### [The task]
Using the records below, give the number of lines where the word "document" appears, with no further output.

### [Records provided]
◇ ◇ ◇

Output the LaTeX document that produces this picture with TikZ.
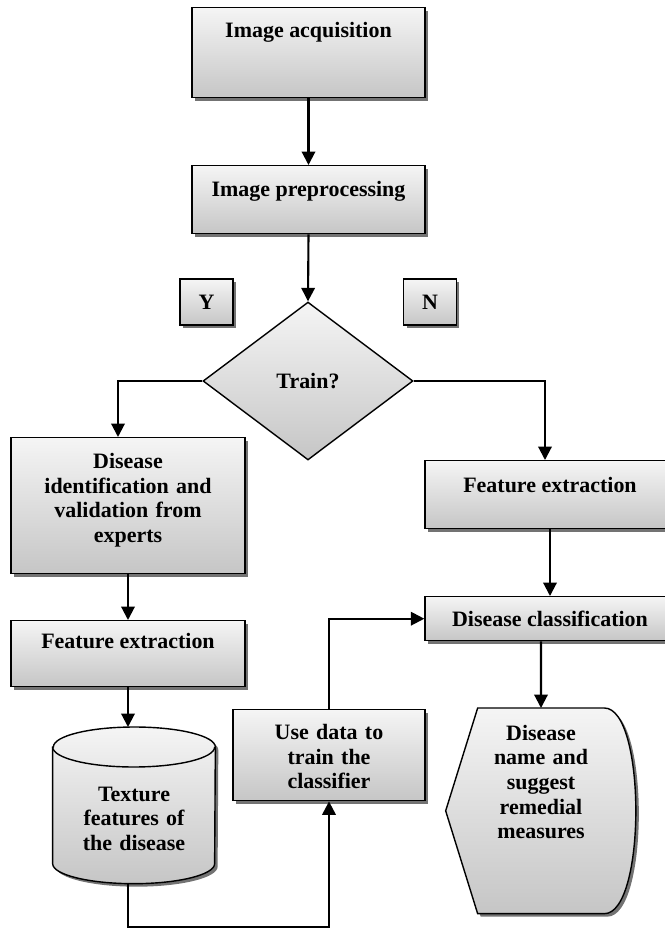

◇ ◇ ◇

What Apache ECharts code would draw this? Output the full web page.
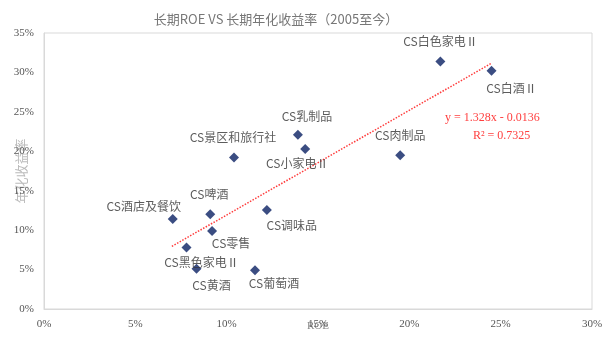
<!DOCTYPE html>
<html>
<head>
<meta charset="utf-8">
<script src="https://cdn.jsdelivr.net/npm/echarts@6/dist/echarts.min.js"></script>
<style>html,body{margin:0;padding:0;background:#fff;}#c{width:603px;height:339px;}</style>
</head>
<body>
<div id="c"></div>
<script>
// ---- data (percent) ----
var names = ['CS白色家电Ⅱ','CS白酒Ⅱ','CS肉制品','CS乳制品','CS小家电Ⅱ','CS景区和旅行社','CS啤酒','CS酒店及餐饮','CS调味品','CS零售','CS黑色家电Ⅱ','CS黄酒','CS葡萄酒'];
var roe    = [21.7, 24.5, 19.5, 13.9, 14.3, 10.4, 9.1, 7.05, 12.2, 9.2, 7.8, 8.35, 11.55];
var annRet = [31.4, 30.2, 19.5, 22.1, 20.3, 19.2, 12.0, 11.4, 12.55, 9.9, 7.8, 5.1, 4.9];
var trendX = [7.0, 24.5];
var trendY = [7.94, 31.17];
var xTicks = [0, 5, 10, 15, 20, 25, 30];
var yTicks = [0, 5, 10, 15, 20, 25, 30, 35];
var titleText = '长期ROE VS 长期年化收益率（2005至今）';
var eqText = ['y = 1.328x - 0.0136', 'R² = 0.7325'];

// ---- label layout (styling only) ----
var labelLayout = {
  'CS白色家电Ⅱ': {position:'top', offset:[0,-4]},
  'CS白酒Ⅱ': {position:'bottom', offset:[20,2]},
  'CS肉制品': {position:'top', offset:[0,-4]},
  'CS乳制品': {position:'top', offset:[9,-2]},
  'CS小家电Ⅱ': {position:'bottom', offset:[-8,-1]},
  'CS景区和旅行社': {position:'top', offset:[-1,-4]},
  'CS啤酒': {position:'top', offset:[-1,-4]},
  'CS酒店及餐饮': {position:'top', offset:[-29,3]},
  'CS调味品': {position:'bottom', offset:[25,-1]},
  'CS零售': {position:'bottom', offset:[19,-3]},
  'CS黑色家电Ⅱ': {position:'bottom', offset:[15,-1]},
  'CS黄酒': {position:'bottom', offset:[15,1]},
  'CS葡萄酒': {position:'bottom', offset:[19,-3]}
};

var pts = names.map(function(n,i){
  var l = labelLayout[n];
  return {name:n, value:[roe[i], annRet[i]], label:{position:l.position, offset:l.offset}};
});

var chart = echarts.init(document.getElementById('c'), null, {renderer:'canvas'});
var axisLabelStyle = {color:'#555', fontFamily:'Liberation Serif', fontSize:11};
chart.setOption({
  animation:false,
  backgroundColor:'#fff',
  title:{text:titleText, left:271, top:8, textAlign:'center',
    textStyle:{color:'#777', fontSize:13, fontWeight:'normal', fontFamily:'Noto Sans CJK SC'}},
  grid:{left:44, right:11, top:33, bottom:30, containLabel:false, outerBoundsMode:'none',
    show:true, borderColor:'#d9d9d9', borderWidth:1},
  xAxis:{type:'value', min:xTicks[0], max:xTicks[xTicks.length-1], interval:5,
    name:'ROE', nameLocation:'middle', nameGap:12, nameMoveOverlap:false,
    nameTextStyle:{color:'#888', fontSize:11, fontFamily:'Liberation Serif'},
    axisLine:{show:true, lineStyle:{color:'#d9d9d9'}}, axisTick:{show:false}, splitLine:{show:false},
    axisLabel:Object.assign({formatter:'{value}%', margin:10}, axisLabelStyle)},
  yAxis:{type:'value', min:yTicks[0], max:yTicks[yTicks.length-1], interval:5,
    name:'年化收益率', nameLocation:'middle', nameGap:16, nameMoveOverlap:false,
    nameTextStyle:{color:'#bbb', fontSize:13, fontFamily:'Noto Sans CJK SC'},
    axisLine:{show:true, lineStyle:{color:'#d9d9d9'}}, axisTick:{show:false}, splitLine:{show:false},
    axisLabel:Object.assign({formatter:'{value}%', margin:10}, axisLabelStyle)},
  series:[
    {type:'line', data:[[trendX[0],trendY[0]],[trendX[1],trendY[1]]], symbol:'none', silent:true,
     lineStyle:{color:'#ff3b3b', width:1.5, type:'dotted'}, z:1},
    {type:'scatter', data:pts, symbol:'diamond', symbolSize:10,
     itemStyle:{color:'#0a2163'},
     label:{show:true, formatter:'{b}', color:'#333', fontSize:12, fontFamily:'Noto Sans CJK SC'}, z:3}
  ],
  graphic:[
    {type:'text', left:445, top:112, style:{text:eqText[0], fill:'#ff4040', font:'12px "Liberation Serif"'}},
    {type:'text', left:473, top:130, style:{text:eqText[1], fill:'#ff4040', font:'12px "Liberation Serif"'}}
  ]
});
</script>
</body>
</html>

◇ ◇ ◇

### [Written answer]
2